While working on Sins of the Mother, certain scenes made me question the story’s genre.
I listed it as Thriller/Suspense for CampNaNo, but the mystery of the story is a common thread throughout the read.
Not wanting to settle for the all-encompassing Mystery, Thriller, & Suspense garbage-bag term, I consulted my wise Literary Wizard, an ex-pat Brit with a way with words and a fondness for chocolate.
After a few pertinent questions, she sent me a link defining the genres in question.
The link helped me decide, but it also opened up the whole confusing realm of writing genres.
After several searches, I found there is an accepted definition of genre but not so much what falls into those genres.

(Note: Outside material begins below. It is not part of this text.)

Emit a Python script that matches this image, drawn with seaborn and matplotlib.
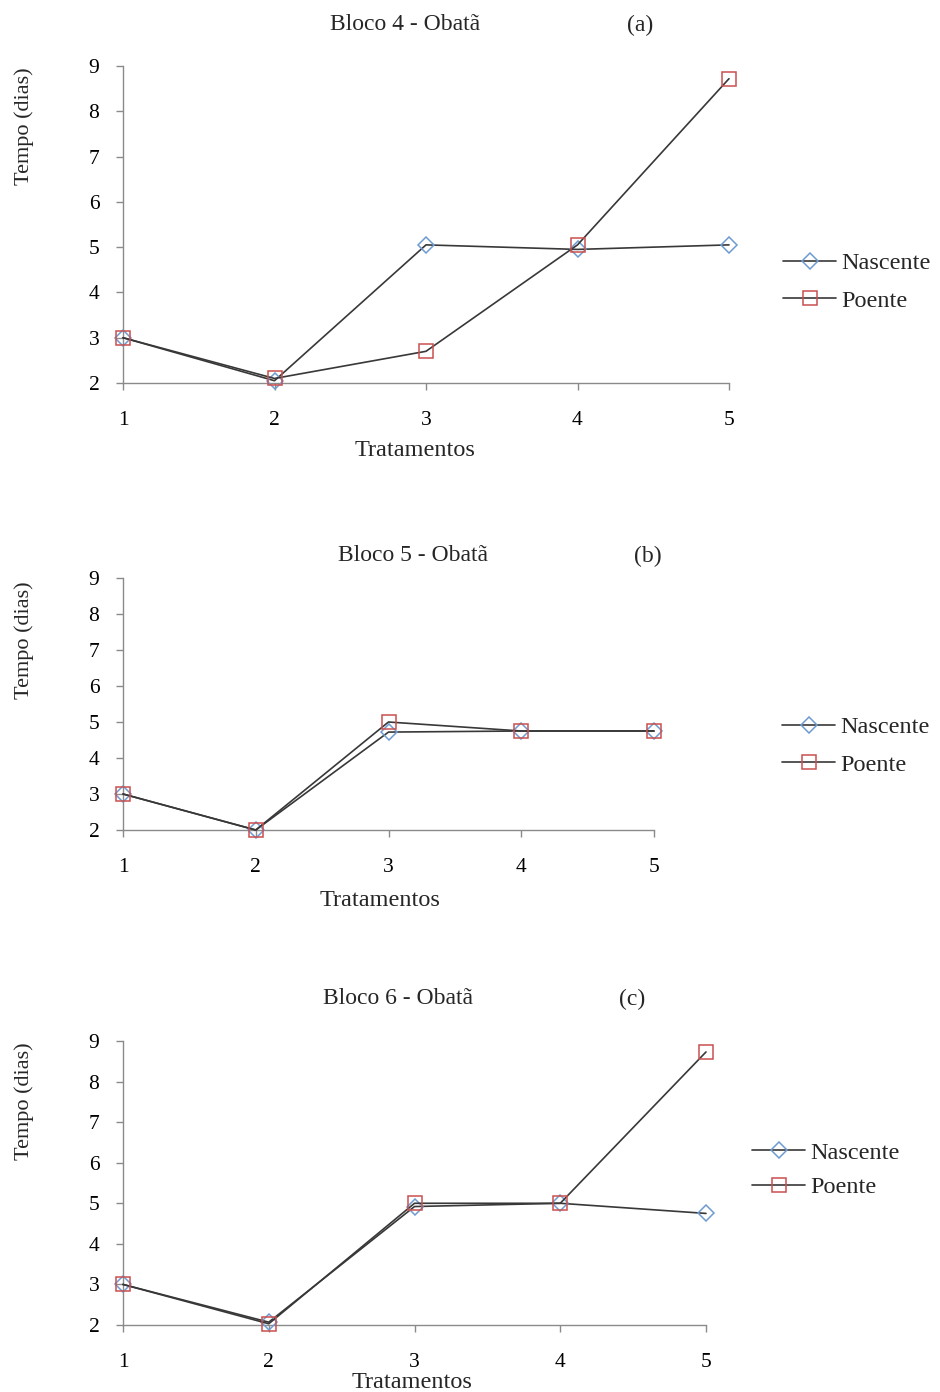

Merriam-Webster defines genre as
a category of artistic, musical, or literary composition characterized by a particular style, form, or content
Key in that definition is “… particular style, form, or content”
Who gets to decide?
In the past, traditional publishers categorized books for maximum exposure and sales.

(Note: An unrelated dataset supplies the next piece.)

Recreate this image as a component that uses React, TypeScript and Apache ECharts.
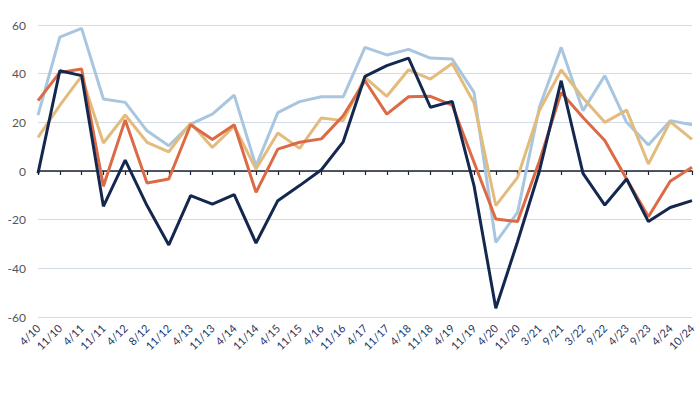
import React, { useEffect, useRef } from "react";
import * as echarts from "echarts";

const categories = ["4/10","11/10","4/11","11/11","4/12","8/12","11/12","4/13","11/13","4/14","11/14","4/15","11/15","4/16","11/16","4/17","11/17","4/18","11/18","4/19","11/19","4/20","11/20","3/21","9/21","3/22","9/22","4/23","9/23","4/24","10/24"];

const lightBlue = [23,55,58.6,29.6,28.2,16.5,10.4,19.3,23.4,31.2,2,24,28.5,30.5,30.5,50.8,47.7,50,46.4,46,32.3,-29.3,-17,26.2,50.8,24.8,39.2,20,10.7,20.7,19];
const tan = [13.8,27,39,11.5,23,11.8,7.9,19.7,9.7,18.4,0.8,15.6,9.3,21.8,20.7,38.5,30.7,41.6,37.8,44.2,28,-14.2,-2.6,24.8,41.5,30,20,25,2.9,20.3,13];
const orange = [28.9,40.5,41.9,-6.3,21,-4.9,-3.3,19,12.9,19,-8.8,9,11.8,13.2,22.7,37.1,23.4,30.5,30.7,27.1,3.6,-19.7,-20.8,4,32.3,22,12.5,-3.3,-18.8,-4.2,1.5];
const navy = [-1,41.2,39.2,-14.5,4.5,-14.2,-30.4,-10.1,-13.6,-9.7,-29.6,-12.2,-6,0.5,12,38.9,43.3,46.4,26.2,28.6,-6,-56.4,-29,0,37.1,-1,-14,-3.3,-20.8,-15,-12.2];

const yTicks = { min: -60, max: 60, interval: 20 };

export default function App() {
  const ref = useRef<HTMLDivElement>(null);
  useEffect(() => {
    if (!ref.current) return;
    const chart = echarts.init(ref.current, null, { renderer: "svg" });
    const mk = (name: string, data: number[], color: string, z: number) => ({
      name,
      type: "line",
      data,
      symbol: "none",
      z,
      lineStyle: { color, width: 3 },
      itemStyle: { color },
    });
    chart.setOption({
      animation: false,
      backgroundColor: "#ffffff",
      grid: { left: 38, right: 8, top: 25, bottom: 77, containLabel: false },
      xAxis: [
        {
          type: "category",
          data: categories,
          boundaryGap: false,
          position: "bottom",
          axisLine: { show: false, onZero: false },
          axisTick: { show: false },
          splitLine: { show: false },
          axisLabel: {
            interval: 0,
            rotate: 45,
            margin: 9,
            color: "#1f3864",
            fontSize: 11,
            fontFamily: "Lato",
          },
        },
        {
          type: "category",
          data: categories,
          boundaryGap: false,
          position: "bottom",
          axisLine: { show: true, onZero: true, lineStyle: { color: "#1a2233", width: 1.5 } },
          axisTick: { show: true, interval: 0, length: 4, lineStyle: { color: "#1a2233", width: 1.2 } },
          axisLabel: { show: false },
          splitLine: { show: false },
        },
      ],
      yAxis: {
        type: "value",
        min: yTicks.min,
        max: yTicks.max,
        interval: yTicks.interval,
        axisLine: { show: false },
        axisTick: { show: false },
        axisLabel: { color: "#555555", fontSize: 12, margin: 12, fontFamily: "Lato" },
        splitLine: { show: true, lineStyle: { color: "#d3dbe7", width: 1 } },
      },
      series: [
        mk("Light blue", lightBlue, "#a8c6e0", 2),
        mk("Tan", tan, "#e2bb7d", 3),
        mk("Orange", orange, "#dc6a45", 4),
        mk("Navy", navy, "#14284f", 5),
      ],
    });
    return () => chart.dispose();
  }, []);
  return <div ref={ref} style={{ width: 700, height: 394, position: "absolute", left: 0, top: 0 }} />;
}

But with the advent of self-publishing and small presses, the decision now falls to authors themselves.
Are we doing it correctly?
Depends on whom you ask.
Wikipedia defines literary fiction as one or more of the following:
a concern with social commentary, political criticism, or reflection on the human condition.
a focus on “introspective, in-depth character studies” of “interesting, complex and developed” characters, whose “inner stories” drive the plot, with detailed motivations to elicit “emotional involvement” in the reader.
a character-centric work (here in a pejorative sense) and, even, portraiture at the expense of any substantive plot.
a slower pace than popular fiction. As Terrence Rafferty notes, “literary fiction, by its nature, allows itself to dawdle, to linger on stray beauties even at the risk of losing its way”.
a concern with the style and complexity of the writing… “elegantly written, lyrical, and … layered”.
Browse the literary fiction category of any online retailer. None of the criteria will apply to many of the books found there.
The same goes for the sub-genre, multicultural.
What makes a book multicultural? The author? Content?
Is multicultural the inclusion of more than one real-world ethnicity or culture, or does it also apply to alien, vampiric, and lycanthropic pairings?
Sounds bizarre, but you’ll find all the above and more in the genre.
Genre placement (or misplacement) begs the question, “are genres even relevant anymore?” And are they for passion—writers sharing their work with like-minded readers; or profit?
It’s an issue which will continue to be debated while the onus is on readers to sort it all out.